Une dame d’un certain âge achevait de se garer avec aisance et élégance sur une minuscule place de parking. « Vous voyez ? Je peux encore le faire ! » dit-elle avec un certain contentement. « Encore ? Que voulez-vous dire ? » lui ai-je répondu. Je n’avais pas douté une seule seconde de sa capacité à réussir son créneau. Après tout, c’était une excellente conductrice.
Cet échange m’a permis d’établir un lien entre nos capacités et le mot « encore ». Cet adverbe revient si souvent dans les conversations qu’on ne se rend pas vraiment compte de ce qu’il véhicule. On lit qu’un joueur de tennis de trente ans est « encore » à la hauteur de ses adversaires, pourtant bien plus jeunes, qu’une femme de la quarantaine paraît « encore » jeune, ou qu’un couple dans la soixantaine fait « encore » de très beaux voyages. Il est rare que l’on se donne la peine de réfléchir à ce que sous-entendent de telles remarques.
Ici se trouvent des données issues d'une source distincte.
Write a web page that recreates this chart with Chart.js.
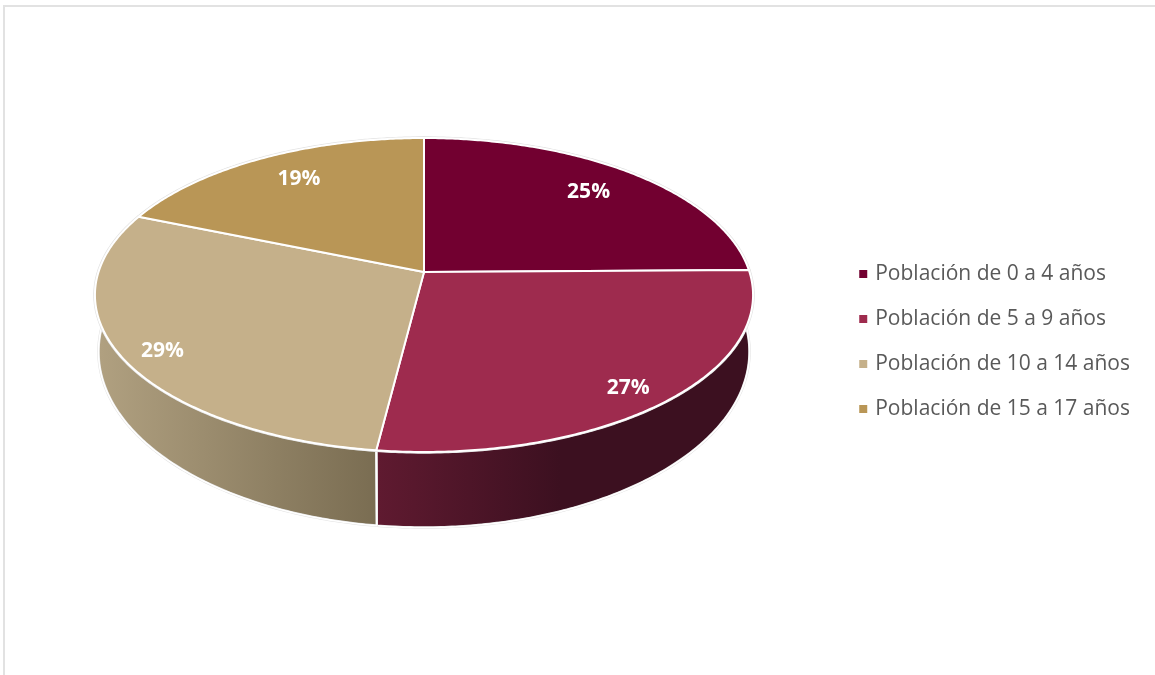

Pourtant, si l’on réfléchit à ce qu’il y a derrière cette façon de parler, on découvre une entrave à la liberté de l’humanité. C’est une limite imposée à l’affirmation de ses capacités et, par voie de conséquence, à la confiance que l’on place en elles. Les enfants sont fiers de montrer ce qu’ils peuvent « déjà » faire. Qui n’a vu le visage triomphant d’un enfant qui vient juste d’apprendre à faire du vélo ? Peu à peu, ce « déjà » disparaît de nos propos. Et pendant plusieurs décennies, on expose simplement ce que l’on est capable de faire, sans autre commentaire. Puis un jour le « encore » survient sans crier gare. Il est clairement sous-entendu que tôt ou tard nos capacités diminueront. Au lieu d’apprendre à faire de nouvelles choses, on désapprendra ce qui était acquis. Ainsi, sans s’en rendre compte, on épouse le schéma « croissance-maturité-déchéance » dicté par la matérialité.